Карен сидела в нерешительности, смотря в сторону. Я ждал. В итоге она посмотрела вниз, открыла свою сумочку и извлекла из нее пластиковую коробку, в которой было около двух сотен патронов калибра 5,6 мм. Некоторое время она рассматривала её, а затем протянула мне. Я взял её и положил на стол рядом с собой.
- Есть ли что-нибудь еще, что Вы бы хотели мне отдать? - поинтересовался я.
Она вскинула голову, зрачки ее глаз были расширены. Затем она снова посмотрела вниз, засунула руку в сумку, замерла и вынула оттуда небольшой складной нож с бритвой в нем. На мгновение она держала его в руке, словно предаваясь воспоминаниям, затем протянула рука и отдала его мне. Ощущение было, словно она вверила мне свою жизнь.
- Что-нибудь еще? - она два раза резко помотала головой, не смотря на меня. - Важно, чтобы Вас не окружало ничто, что может причинить Вам вред.
- Но все может причинить мне вред.
- Что Вы имеете в виду? - теперь пришел мой черед удивляться.
- Все может причинить мне вред, - повторила она, словно я не услышал ее с первого раза.
- Я не понимаю, - у нее явно было что-то на уме.
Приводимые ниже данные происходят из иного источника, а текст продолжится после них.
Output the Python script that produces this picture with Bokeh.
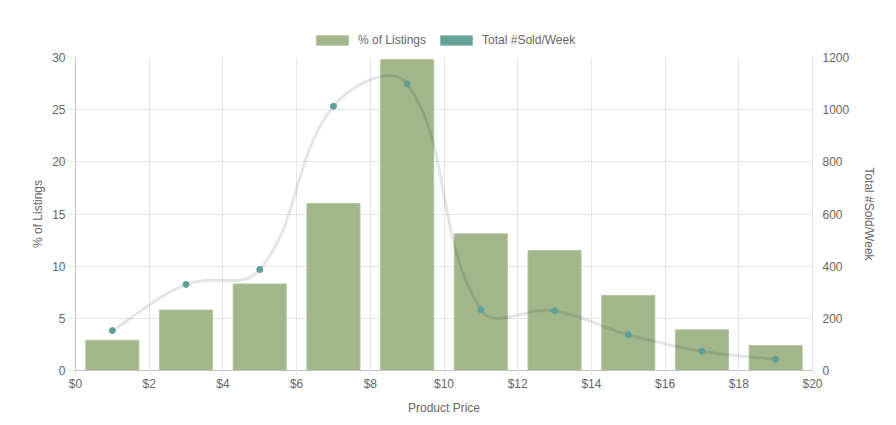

Карен смотрела в пол и начала говорить мягко.
- Мой отец привык издеваться надо мной разными способами. Ему нравилось засовывать в меня разные предметы: ложки, ножи... отвертки... и вешалки. Много разных предметов.
- Ясно.
Карен больше не стала об этом распространяться, а я не стал настаивать на деталях. Она только начала рассказывать мне все ужасы, через которые прошла. Мне следовало быть как можно более внимательным слушателем и не встревать тогда, когда она говорила. Надо было дать ей почувствовать, что я принимал ее со всем ее багажом страхов и переживаний и что ее рассказы не разрушат наши отношения.
5.
Арест отца
Карен все сильнее привязывалась ко мне, что ее ужасало. Чем больше она мне доверялась, тем больше того, что она хранила в себе, начинало вырываться наружу, часто, когда мы не были готовы с этим столкнуться. Ряд ее писем, написанных ею между сеансами, показывали, как ее начинали поглощать воспоминания из прошлого.
Когда Карен пришла ко мне пятого августа, мы обсуждали ее письма с 24 июля по 3 августа. Я не знал, с чего начать. Но раз наши отношения стали цементом, укрепляющим лечение, то я начал с них.
- То, что я Вас не обнимаю, заставляет Вас думать, что я не забочусь о Вас? - она кивнула и сказала, что так и есть.